Helcio R. B. Orlande
North Carolina State University; Department of Mechanical Engineering, POLI/COPPE, Federal University of Rio de Janeiro, UFRJ Cid. Universitaria, Cx. Postal: 68503 Rio de Janeiro, RJ, 21941-972 Brazil

Guillermo Elicabe
Institute of Materials Science and Technology (INTEMA), University of Mar del Plata and National Research Council (CONICET)

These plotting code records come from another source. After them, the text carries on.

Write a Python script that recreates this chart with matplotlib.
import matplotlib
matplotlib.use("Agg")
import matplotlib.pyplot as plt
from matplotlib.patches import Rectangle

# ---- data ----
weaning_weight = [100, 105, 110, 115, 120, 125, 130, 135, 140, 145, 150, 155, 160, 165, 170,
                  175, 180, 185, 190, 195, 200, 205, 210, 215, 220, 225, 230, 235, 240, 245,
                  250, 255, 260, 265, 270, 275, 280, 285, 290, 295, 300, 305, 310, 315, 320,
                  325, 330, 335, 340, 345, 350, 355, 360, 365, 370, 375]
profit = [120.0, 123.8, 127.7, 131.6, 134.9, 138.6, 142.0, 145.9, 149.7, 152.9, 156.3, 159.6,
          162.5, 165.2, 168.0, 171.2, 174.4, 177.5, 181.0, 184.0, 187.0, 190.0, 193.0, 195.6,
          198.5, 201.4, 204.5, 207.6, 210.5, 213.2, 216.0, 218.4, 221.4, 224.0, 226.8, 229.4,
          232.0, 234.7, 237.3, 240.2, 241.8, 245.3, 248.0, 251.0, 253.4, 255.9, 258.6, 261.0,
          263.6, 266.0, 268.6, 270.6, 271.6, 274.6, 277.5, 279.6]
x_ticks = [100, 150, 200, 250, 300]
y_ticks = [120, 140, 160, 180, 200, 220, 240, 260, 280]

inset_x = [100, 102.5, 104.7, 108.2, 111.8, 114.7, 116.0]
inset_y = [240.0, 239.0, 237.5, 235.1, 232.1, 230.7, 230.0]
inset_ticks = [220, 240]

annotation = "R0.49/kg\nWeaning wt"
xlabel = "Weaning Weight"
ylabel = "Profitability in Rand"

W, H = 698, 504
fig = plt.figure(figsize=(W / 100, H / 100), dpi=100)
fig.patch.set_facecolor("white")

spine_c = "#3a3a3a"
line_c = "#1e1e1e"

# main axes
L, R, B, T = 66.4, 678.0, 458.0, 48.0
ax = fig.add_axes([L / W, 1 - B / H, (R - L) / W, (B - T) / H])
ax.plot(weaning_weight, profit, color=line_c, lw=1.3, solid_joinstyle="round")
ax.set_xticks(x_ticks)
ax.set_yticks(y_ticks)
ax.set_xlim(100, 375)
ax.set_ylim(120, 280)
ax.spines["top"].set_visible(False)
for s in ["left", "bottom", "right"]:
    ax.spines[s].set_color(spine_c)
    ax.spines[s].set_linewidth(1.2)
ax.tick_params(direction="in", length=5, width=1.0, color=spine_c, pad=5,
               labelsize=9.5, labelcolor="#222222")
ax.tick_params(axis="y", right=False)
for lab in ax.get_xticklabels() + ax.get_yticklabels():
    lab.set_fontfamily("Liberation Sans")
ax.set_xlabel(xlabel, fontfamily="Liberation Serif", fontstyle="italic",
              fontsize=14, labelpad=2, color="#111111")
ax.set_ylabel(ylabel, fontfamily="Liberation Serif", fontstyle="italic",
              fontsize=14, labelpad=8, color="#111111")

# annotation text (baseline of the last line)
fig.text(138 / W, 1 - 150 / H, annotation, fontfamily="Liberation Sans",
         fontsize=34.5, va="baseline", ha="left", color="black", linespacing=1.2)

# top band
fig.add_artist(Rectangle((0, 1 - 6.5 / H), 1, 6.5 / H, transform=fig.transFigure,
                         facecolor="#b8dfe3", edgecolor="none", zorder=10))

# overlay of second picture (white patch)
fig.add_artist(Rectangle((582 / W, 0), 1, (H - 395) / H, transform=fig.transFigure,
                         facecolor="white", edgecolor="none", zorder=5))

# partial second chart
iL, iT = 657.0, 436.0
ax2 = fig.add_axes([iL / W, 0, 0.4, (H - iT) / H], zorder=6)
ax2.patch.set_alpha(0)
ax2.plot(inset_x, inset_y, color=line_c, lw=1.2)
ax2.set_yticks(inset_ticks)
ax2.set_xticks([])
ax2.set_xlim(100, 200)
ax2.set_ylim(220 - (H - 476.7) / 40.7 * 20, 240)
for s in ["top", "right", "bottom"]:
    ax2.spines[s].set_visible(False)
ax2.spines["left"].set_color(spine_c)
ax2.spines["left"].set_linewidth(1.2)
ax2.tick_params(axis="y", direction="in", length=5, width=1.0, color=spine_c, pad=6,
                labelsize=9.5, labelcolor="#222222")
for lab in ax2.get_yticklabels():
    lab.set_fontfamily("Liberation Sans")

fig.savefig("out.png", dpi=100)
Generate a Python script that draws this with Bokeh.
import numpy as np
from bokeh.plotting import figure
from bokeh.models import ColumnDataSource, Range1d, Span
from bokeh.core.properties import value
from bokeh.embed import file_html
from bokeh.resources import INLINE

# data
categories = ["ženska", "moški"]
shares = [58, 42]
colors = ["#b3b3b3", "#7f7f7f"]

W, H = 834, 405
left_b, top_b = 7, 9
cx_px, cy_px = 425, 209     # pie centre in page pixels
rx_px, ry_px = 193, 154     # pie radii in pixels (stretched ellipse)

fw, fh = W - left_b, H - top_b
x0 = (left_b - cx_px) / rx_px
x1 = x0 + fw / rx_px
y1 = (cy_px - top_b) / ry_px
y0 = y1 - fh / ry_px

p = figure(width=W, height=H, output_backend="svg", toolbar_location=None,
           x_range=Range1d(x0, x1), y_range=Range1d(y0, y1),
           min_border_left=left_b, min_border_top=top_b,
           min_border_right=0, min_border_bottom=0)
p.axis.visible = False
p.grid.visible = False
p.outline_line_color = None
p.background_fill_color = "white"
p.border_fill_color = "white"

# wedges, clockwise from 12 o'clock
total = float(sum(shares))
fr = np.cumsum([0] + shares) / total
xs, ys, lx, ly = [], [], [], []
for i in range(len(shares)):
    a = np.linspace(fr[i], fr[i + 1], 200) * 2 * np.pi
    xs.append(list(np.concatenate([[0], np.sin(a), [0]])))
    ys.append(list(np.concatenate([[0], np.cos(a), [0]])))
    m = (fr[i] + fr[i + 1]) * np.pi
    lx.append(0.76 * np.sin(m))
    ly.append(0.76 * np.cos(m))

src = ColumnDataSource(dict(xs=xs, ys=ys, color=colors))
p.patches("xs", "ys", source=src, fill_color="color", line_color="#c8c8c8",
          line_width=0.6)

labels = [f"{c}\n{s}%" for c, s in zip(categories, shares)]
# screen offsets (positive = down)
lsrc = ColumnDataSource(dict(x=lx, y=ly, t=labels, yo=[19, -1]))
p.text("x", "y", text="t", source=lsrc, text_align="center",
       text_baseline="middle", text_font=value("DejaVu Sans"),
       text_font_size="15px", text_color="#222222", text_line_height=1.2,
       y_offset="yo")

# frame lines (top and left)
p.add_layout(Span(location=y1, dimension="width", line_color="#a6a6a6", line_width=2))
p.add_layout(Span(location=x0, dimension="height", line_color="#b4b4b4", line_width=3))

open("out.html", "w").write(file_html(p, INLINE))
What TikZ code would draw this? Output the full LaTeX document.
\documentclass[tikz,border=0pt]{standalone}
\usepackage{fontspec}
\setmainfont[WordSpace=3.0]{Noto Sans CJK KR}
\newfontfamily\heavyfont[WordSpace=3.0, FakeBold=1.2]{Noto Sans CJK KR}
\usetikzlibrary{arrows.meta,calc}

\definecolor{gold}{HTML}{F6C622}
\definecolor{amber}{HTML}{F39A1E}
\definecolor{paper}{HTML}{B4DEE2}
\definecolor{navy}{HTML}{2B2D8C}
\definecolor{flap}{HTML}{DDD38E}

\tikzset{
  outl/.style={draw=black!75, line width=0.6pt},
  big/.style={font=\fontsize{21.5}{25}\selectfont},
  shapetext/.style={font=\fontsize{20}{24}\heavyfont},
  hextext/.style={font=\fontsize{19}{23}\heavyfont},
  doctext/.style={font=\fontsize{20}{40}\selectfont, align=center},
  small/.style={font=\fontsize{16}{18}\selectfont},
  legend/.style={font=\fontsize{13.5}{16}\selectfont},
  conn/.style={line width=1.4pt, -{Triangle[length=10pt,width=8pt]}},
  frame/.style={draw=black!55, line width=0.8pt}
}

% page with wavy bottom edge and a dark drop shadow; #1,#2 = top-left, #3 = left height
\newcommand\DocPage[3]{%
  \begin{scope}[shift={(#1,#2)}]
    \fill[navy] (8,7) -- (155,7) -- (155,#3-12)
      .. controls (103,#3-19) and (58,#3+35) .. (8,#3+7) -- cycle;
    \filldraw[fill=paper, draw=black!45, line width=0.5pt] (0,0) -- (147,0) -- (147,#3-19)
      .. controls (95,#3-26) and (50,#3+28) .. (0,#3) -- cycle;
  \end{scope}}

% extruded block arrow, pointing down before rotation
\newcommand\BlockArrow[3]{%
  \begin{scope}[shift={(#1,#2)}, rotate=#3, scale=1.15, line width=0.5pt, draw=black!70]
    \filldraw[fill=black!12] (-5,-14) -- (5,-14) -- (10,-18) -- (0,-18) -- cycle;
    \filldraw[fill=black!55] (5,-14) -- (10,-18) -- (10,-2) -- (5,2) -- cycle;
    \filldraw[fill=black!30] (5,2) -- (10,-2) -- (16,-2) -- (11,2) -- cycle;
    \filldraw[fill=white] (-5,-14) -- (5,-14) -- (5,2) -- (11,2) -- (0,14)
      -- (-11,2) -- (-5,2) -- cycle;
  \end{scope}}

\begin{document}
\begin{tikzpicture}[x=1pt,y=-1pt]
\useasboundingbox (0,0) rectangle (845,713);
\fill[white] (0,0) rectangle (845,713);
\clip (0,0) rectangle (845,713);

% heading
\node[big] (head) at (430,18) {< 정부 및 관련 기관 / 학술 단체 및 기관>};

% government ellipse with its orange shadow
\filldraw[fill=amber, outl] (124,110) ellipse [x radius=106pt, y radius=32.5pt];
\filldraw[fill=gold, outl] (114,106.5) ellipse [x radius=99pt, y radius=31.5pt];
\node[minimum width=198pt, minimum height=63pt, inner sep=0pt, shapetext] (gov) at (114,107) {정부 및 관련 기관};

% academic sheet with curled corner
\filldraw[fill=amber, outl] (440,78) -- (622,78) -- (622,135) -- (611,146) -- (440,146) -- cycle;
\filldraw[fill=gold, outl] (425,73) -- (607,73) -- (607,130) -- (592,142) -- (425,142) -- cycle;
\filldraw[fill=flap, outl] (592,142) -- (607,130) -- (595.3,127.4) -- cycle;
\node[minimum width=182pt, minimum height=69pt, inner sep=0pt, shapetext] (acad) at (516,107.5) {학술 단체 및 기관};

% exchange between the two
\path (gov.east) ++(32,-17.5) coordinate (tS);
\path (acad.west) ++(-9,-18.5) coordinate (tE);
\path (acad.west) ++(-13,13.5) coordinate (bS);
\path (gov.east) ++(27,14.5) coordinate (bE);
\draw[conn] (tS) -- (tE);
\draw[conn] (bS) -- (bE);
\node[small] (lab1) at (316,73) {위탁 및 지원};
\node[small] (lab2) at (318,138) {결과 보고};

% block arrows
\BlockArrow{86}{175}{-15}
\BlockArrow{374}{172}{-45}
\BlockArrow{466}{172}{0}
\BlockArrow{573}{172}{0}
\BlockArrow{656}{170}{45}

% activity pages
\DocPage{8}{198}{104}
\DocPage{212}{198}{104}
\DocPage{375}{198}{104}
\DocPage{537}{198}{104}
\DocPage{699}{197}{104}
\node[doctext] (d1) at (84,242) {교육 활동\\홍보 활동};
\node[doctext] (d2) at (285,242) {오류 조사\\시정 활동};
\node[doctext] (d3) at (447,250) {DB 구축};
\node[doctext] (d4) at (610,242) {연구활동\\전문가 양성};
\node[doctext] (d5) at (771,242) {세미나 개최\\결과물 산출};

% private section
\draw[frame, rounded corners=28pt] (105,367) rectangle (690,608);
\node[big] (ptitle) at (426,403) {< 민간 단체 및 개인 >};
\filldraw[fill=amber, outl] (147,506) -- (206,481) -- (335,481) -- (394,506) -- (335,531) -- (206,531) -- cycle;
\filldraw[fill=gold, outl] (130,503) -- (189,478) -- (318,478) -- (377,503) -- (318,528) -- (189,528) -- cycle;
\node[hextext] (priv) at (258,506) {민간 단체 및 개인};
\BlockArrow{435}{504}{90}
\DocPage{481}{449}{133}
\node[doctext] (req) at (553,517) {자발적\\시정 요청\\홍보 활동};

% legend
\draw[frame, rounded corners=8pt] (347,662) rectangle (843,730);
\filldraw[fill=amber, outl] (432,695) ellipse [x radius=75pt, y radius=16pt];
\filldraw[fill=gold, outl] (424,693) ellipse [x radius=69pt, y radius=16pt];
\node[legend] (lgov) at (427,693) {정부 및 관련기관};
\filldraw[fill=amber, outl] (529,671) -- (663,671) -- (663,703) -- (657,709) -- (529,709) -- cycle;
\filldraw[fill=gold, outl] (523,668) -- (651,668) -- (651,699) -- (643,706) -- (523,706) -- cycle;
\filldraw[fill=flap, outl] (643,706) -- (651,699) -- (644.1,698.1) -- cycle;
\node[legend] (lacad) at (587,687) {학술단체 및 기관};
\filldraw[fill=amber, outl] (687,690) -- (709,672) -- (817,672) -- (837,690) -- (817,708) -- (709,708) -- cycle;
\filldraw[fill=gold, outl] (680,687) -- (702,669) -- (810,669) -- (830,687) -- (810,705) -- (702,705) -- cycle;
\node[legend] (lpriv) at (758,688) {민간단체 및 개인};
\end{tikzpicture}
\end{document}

KEY WORDS: Bayesian framework, Particle filters, Cancer, Hyperthermia, Nanoparticles

Abstract

Radiofrequency (RF) hyperthermia therapy combined with nanoparticles can be used for cancer treatment. In this technique, nanoparticles are introduced in cancerous tissues and with the induction of electromagnetic waves the temperature is locally increased, ideally causing damages only to cancer cells without affecting normal cells. In the study of RF hyperthermia with tumors loaded with nanoparticles, Maxwell's equations with frequency dependence properties are coupled to the bioheat transfer equation, which requires the knowledge of several physical properties that exhibit large variability from individual to individual. In addition, the state variables are difficult to observe or they are unobservable; then, they would need to be estimated indirectly via measurements of other variables in the model, possibly with large uncertainty. In this work, the RF hyperthermia with nanoparticles is treated as an inverse problem of state estimation, based on stochastic evolution and observation models. This problem is solved with the Particle Filter by using the Auxiliary Sampling Importance Resampling (ASIR) algorithm. The results show an excellent agreement between estimated and exact values that can be used to establish protocols and temperature control in cancer treatment by RF hyperthermia with tumors loaded with nanoparticles.